Superset’s data transformation capabilities enhance real-time data visualization. You can apply transformations like cumulative sums or rolling averages directly within the Explore interface. The semantic layer allows you to define custom dimensions and metrics, enriching your data exploration. These features simplify the process of creating visually compelling charts without requiring advanced coding skills.

Connecting fresh data to Superset involves several key steps:

Navigate to Data -> Datasets and edit the desired dataset.
Sync columns from the source in the Columns tab.
Schedule SQL queries by adding metadata in SQL Lab.
Register new tables by selecting the Database, Schema, and Table.
Customize column properties and control refresh behavior using the timed_refresh_immune_slices key.

Real-time data integration often faces challenges like managing high data volumes and avoiding delays. You can address these by using automated tools and platforms that leverage trigger events for faster integration.

Superset offers numerous benefits for real-time analytics:

Benefit	Description
Intuitive Interface	Easily visualize datasets and create dashboards without coding.
Visualization Types	Access a wide range of visualizations, including geospatial mappings.
Customization	Customize charts extensively in the 'Explore' view.
SQL IDE	Prepare data efficiently with SQL Lab's rich metadata browser.
Semantic Layer	Define custom dimensions and metrics for enhanced analysis.
Extensibility	Add custom plugins and use APIs for further customization.

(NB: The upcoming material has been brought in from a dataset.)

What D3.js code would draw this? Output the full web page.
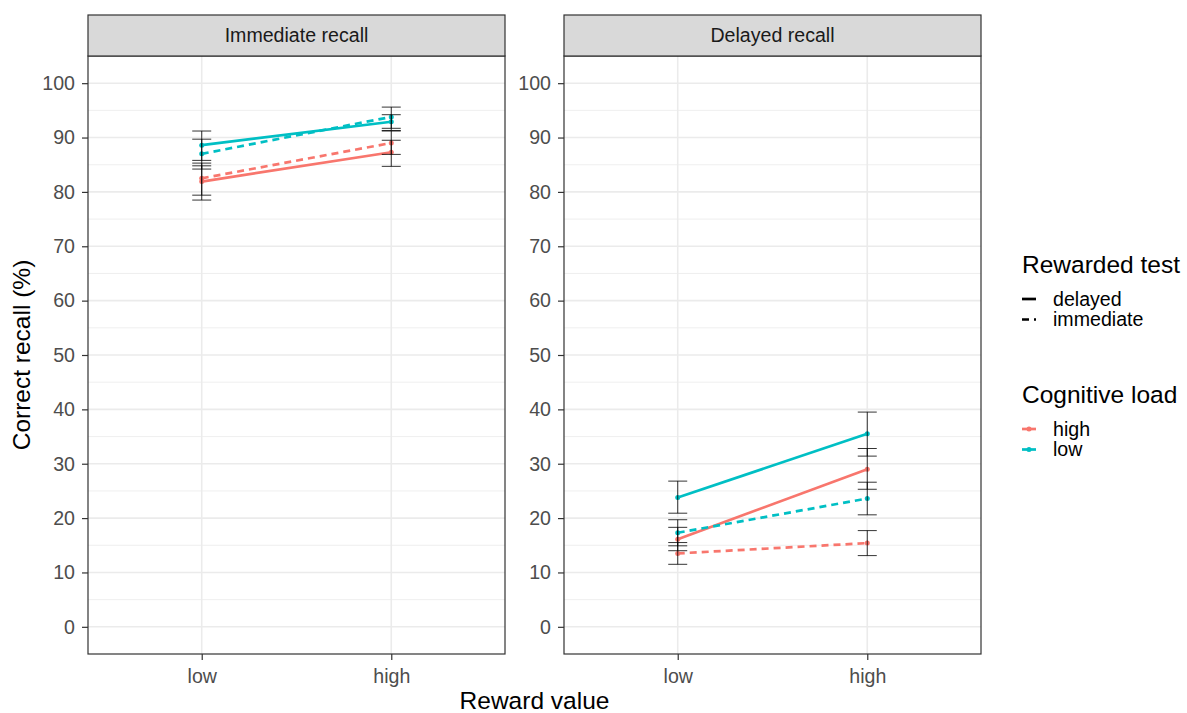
<!DOCTYPE html>
<html>
<head>
<meta charset="utf-8">
<script src="https://cdn.jsdelivr.net/npm/d3@7"></script>
<style>
  body { margin: 0; background: #fff; }
  svg { display: block; font-family: "Liberation Sans", Arial, sans-serif; }
</style>
</head>
<body>
<svg id="chart" width="1187" height="713"></svg>
<script>
// ---------------- DATA ----------------
const panels = ["Immediate recall", "Delayed recall"];
const rewardLevels = ["low", "high"];
const loadLevels = ["high", "low"];
const rewardedTests = ["delayed", "immediate"];
const yTicks = [0, 10, 20, 30, 40, 50, 60, 70, 80, 90, 100];

// Immediate recall panel: [low reward, high reward]
const imm_highLoad_delayed_mean = [81.9, 87.3];
const imm_highLoad_delayed_lo   = [78.5, 84.7];
const imm_highLoad_delayed_hi   = [84.8, 89.5];
const imm_highLoad_immediate_mean = [82.5, 89.0];
const imm_highLoad_immediate_lo   = [79.4, 86.9];
const imm_highLoad_immediate_hi   = [85.3, 91.2];
const imm_lowLoad_delayed_mean = [88.6, 92.9];
const imm_lowLoad_delayed_lo   = [85.8, 91.3];
const imm_lowLoad_delayed_hi   = [91.2, 94.2];
const imm_lowLoad_immediate_mean = [87.0, 93.8];
const imm_lowLoad_immediate_lo   = [84.2, 91.7];
const imm_lowLoad_immediate_hi   = [89.7, 95.6];

// Delayed recall panel
const del_highLoad_delayed_mean = [16.1, 29.0];
const del_highLoad_delayed_lo   = [14.0, 25.3];
const del_highLoad_delayed_hi   = [18.3, 32.8];
const del_highLoad_immediate_mean = [13.5, 15.4];
const del_highLoad_immediate_lo   = [11.5, 13.1];
const del_highLoad_immediate_hi   = [15.5, 17.7];
const del_lowLoad_delayed_mean = [23.8, 35.5];
const del_lowLoad_delayed_lo   = [20.9, 31.4];
const del_lowLoad_delayed_hi   = [26.8, 39.5];
const del_lowLoad_immediate_mean = [17.3, 23.6];
const del_lowLoad_immediate_lo   = [14.9, 20.6];
const del_lowLoad_immediate_hi   = [19.7, 26.6];

const series = [
  {panel: panels[0], load: "high", test: "delayed",   mean: imm_highLoad_delayed_mean,   lo: imm_highLoad_delayed_lo,   hi: imm_highLoad_delayed_hi},
  {panel: panels[0], load: "high", test: "immediate", mean: imm_highLoad_immediate_mean, lo: imm_highLoad_immediate_lo, hi: imm_highLoad_immediate_hi},
  {panel: panels[0], load: "low",  test: "delayed",   mean: imm_lowLoad_delayed_mean,    lo: imm_lowLoad_delayed_lo,    hi: imm_lowLoad_delayed_hi},
  {panel: panels[0], load: "low",  test: "immediate", mean: imm_lowLoad_immediate_mean,  lo: imm_lowLoad_immediate_lo,  hi: imm_lowLoad_immediate_hi},
  {panel: panels[1], load: "high", test: "delayed",   mean: del_highLoad_delayed_mean,   lo: del_highLoad_delayed_lo,   hi: del_highLoad_delayed_hi},
  {panel: panels[1], load: "high", test: "immediate", mean: del_highLoad_immediate_mean, lo: del_highLoad_immediate_lo, hi: del_highLoad_immediate_hi},
  {panel: panels[1], load: "low",  test: "delayed",   mean: del_lowLoad_delayed_mean,    lo: del_lowLoad_delayed_lo,    hi: del_lowLoad_delayed_hi},
  {panel: panels[1], load: "low",  test: "immediate", mean: del_lowLoad_immediate_mean,  lo: del_lowLoad_immediate_lo,  hi: del_lowLoad_immediate_hi}
];

// ---------------- STYLE / LAYOUT ----------------
const colors = {high: "#F8766D", low: "#00BFC4"};
const dash = {delayed: null, immediate: "7,5"};
const panelX = [88, 564];
const panelW = 417;
const panelTop = 56, panelBottom = 654;
const stripTop = 15;
const textSize = 19.6, titleSize = 24.5;
const lineW = 2.7;

const svg = d3.select("#chart");

const y = d3.scaleLinear().domain([-5, 105]).range([panelBottom, panelTop]);
const minorTicks = d3.range(-5, 106, 10);

panels.forEach((p, pi) => {
  const x0 = panelX[pi];
  const x = d3.scalePoint().domain(rewardLevels).range([x0, x0 + panelW]).padding(0.6);
  const g = svg.append("g");

  // grid
  g.selectAll(".minor").data(minorTicks.filter(v => v > -5 && v < 105)).join("line")
    .attr("x1", x0).attr("x2", x0 + panelW)
    .attr("y1", d => y(d)).attr("y2", d => y(d))
    .attr("stroke", "#ebebeb").attr("stroke-width", 0.8);
  g.selectAll(".major").data(yTicks).join("line")
    .attr("x1", x0).attr("x2", x0 + panelW)
    .attr("y1", d => y(d)).attr("y2", d => y(d))
    .attr("stroke", "#ebebeb").attr("stroke-width", 1.6);
  g.selectAll(".vmajor").data(rewardLevels).join("line")
    .attr("x1", d => x(d)).attr("x2", d => x(d))
    .attr("y1", panelTop).attr("y2", panelBottom)
    .attr("stroke", "#ebebeb").attr("stroke-width", 1.6);

  // data lines
  const ser = series.filter(s => s.panel === p);
  const line = d3.line().x((d, i) => x(rewardLevels[i])).y(d => y(d));
  ser.forEach(s => {
    g.append("path").attr("d", line(s.mean))
      .attr("fill", "none").attr("stroke", colors[s.load])
      .attr("stroke-width", lineW)
      .attr("stroke-dasharray", dash[s.test]);
  });
  ser.forEach(s => {
    s.mean.forEach((v, i) => {
      g.append("circle").attr("cx", x(rewardLevels[i])).attr("cy", y(v))
        .attr("r", 2.5).attr("fill", colors[s.load]);
    });
  });
  // error bars
  const cap = 9.5;
  ser.forEach(s => {
    s.mean.forEach((v, i) => {
      const cx = x(rewardLevels[i]);
      const eb = g.append("g").attr("stroke", "#000").attr("stroke-width", 0.8);
      eb.append("line").attr("x1", cx).attr("x2", cx).attr("y1", y(s.lo[i])).attr("y2", y(s.hi[i]));
      eb.append("line").attr("x1", cx - cap).attr("x2", cx + cap).attr("y1", y(s.lo[i])).attr("y2", y(s.lo[i]));
      eb.append("line").attr("x1", cx - cap).attr("x2", cx + cap).attr("y1", y(s.hi[i])).attr("y2", y(s.hi[i]));
    });
  });

  // panel border
  g.append("rect").attr("x", x0).attr("y", panelTop).attr("width", panelW).attr("height", panelBottom - panelTop)
    .attr("fill", "none").attr("stroke", "#333333").attr("stroke-width", 1.2);

  // strip
  g.append("rect").attr("x", x0).attr("y", stripTop).attr("width", panelW).attr("height", panelTop - stripTop)
    .attr("fill", "#d9d9d9").attr("stroke", "#333333").attr("stroke-width", 1.2);
  g.append("text").attr("x", x0 + panelW / 2).attr("y", (stripTop + panelTop) / 2)
    .attr("dy", "0.35em").attr("text-anchor", "middle")
    .attr("font-size", textSize).attr("fill", "#1a1a1a").text(p);

  // y axis
  const yAxis = d3.axisLeft(y).tickValues(yTicks).tickSize(6).tickPadding(7);
  const ya = g.append("g").attr("transform", `translate(${x0},0)`).call(yAxis);
  ya.select(".domain").remove();
  ya.selectAll(".tick line").attr("stroke", "#333333").attr("stroke-width", 1.2);
  ya.selectAll(".tick text").attr("font-size", textSize).attr("fill", "#4d4d4d")
    .attr("font-family", "Liberation Sans, Arial, sans-serif");

  // x axis
  const xAxis = d3.axisBottom(x).tickSize(6).tickPadding(9);
  const xa = g.append("g").attr("transform", `translate(0,${panelBottom})`).call(xAxis);
  xa.select(".domain").remove();
  xa.selectAll(".tick line").attr("stroke", "#333333").attr("stroke-width", 1.2);
  xa.selectAll(".tick text").attr("font-size", textSize).attr("fill", "#4d4d4d")
    .attr("font-family", "Liberation Sans, Arial, sans-serif");
});

// axis titles
svg.append("text").attr("x", (panelX[0] + panelX[1] + panelW) / 2).attr("y", 709)
  .attr("text-anchor", "middle").attr("font-size", titleSize).attr("fill", "#000").text("Reward value");
svg.append("text").attr("transform", `translate(30,${(panelTop + panelBottom) / 2}) rotate(-90)`)
  .attr("text-anchor", "middle").attr("font-size", titleSize).attr("fill", "#000").text("Correct recall (%)");

// legends
const lx = 1022, ltx = 1053;
const leg1 = svg.append("g");
leg1.append("text").attr("x", lx).attr("y", 273).attr("font-size", titleSize).text("Rewarded test");
rewardedTests.forEach((t, i) => {
  const cy = 299 + i * 20.5;
  leg1.append("line").attr("x1", lx).attr("x2", lx + 14).attr("y1", cy).attr("y2", cy)
    .attr("stroke", "#000").attr("stroke-width", lineW).attr("stroke-dasharray", dash[t]);
  leg1.append("text").attr("x", ltx).attr("y", cy).attr("dy", "0.35em").attr("font-size", textSize).text(t);
});
const leg2 = svg.append("g");
leg2.append("text").attr("x", lx).attr("y", 403).attr("font-size", titleSize).text("Cognitive load");
loadLevels.forEach((l, i) => {
  const cy = 429 + i * 20.5;
  leg2.append("line").attr("x1", lx).attr("x2", lx + 14).attr("y1", cy).attr("y2", cy)
    .attr("stroke", colors[l]).attr("stroke-width", lineW);
  leg2.append("circle").attr("cx", lx + 7).attr("cy", cy).attr("r", 2.5).attr("fill", colors[l]);
  leg2.append("text").attr("x", ltx).attr("y", cy).attr("dy", "0.35em").attr("font-size", textSize).text(l);
});
</script>
</body>
</html>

By following these steps and addressing challenges, you can unlock Superset’s full potential, enabling faster decisions and greater operational efficiency.

FAQ

What types of databases work best with Superset for real-time analytics?

Superset works best with databases optimized for analytical workloads. Distributed databases like Amazon Redshift, Google BigQuery, and Snowflake handle high data volumes efficiently. Columnar storage formats, such as Apache Parquet, also improve query performance. Choose a database that supports fast querying and real-time updates.

How can you ensure data freshness in Superset dashboards?

You can ensure data freshness by scheduling regular dataset refreshes using Superset’s built-in scheduler or external tools like Apache Airflow. Enable asynchronous queries to handle long-running tasks. Use caching mechanisms with short timeouts for real-time dashboards. Always sync columns from the source when schema changes occur.

Is Superset secure for real-time data integration?

Yes, Superset offers robust security features. Use HTTPS to encrypt traffic and SSL/TLS for data in transit. Configure role-based access control (RBAC) to manage user permissions. Implement row-level security for data isolation. Regularly audit roles and permissions to maintain compliance and prevent unauthorized access.

What are the key steps to optimize Superset dashboards for performance?

To optimize dashboards, use caching tools like Redis to store frequently accessed data. Pre-aggregate data into materialized views for faster queries. Partition and cluster datasets to improve query efficiency. Simplify complex queries and monitor performance using Superset’s query performance tools.

Can Superset handle large datasets effectively?

Yes, Superset can handle large datasets when paired with distributed databases like BigQuery or Redshift. Use sharding to distribute data across servers. Implement caching to reduce database load. Monitor system performance regularly and scale resources dynamically to maintain efficiency as data grows.